When the Marshall Scholarship program announced its new cohort of scholars in fall 2025, the list included two Rare Book School staff members: Summer Session Assistant Piper Farmer and Program Assistant Jack Wallace. Wallace and Farmer were selected from a nationwide pool of more than 1,000 applicants, representing numerous professional and academic fields, to receive this prestigious honor. According to the Marshall website, the scholarship aims “to enable intellectually distinguished young Americans, their country’s future leaders, to study in the UK.”  

Farmer is completing a degree in Literatures in English, with a minor in History of Art and Creative Writing, at Bryn Mawr College. In 2024, she assisted Barbara Heritage (RBS Miranker Family Director of Collections, Exhibitions & Scholarly Initiatives) with editing Teaching Text Technologies and Critical Bibliography Among the Disciplines (Routledge, 2025).

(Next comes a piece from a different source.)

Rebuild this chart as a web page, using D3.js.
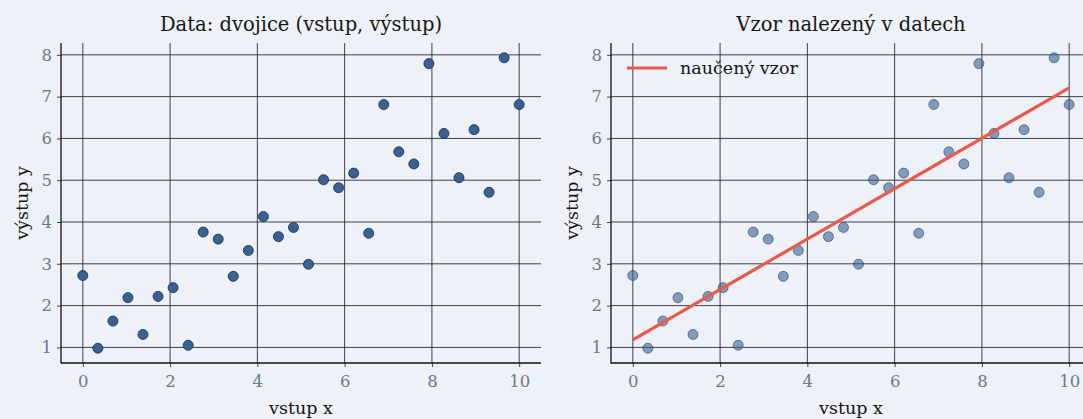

Farmer returned to RBS in 2025 as a Summer Session Assistant, also enrolling in the course B-10: Introduction to the History of Bookbinding. Her RBS experiences, Farmer says, have given her a better sense of “how scholarly editing works, and [a chance to] practice working on those kinds of community relationships that are also important for academia.” 

Farmer plans to study Welsh and Celtic literature at Aberystwyth University in Wales, and English at the University of Cambridge. In Aberystwyth, she says, “there’s no accommodation you can stay in that’s not within a five-minute walk of the National Library of Wales.” In October 2025, the city became Wales’ first UNESCO City of Literature. Cambridge, meanwhile, is home to the Centre for Medieval Material Texts and the Parker Library. Farmer is eager to engage with the medieval manuscript collections housed there. 

Wallace, a third-year student majoring in English at the University of Virginia (UVA), began working for UVA Special Collections during his first summer in college, during which time he helped pull books for RBS courses. In 2025, Wallace joined the RBS Programs team. “It’s amazing to watch people have aha moments when they set a line of type or pull a hand press,” he says. “Going from theory to practice can be difficult with bibliography or book history, but Rare Book School makes it happen.”  

Wallace plans to pursue graduate studies in book history and English at the Institute for English Studies in London and at the University of Warwick in Coventry. “I am hoping to visit as many of the libraries and cultural institutions in the UK as possible, to understand how they are approaching the horizon of literary scholarship and stewardship,” he says. “I hope to draw upon the experience I have had supporting RBS programs to make my work accessible and beneficial for the future.”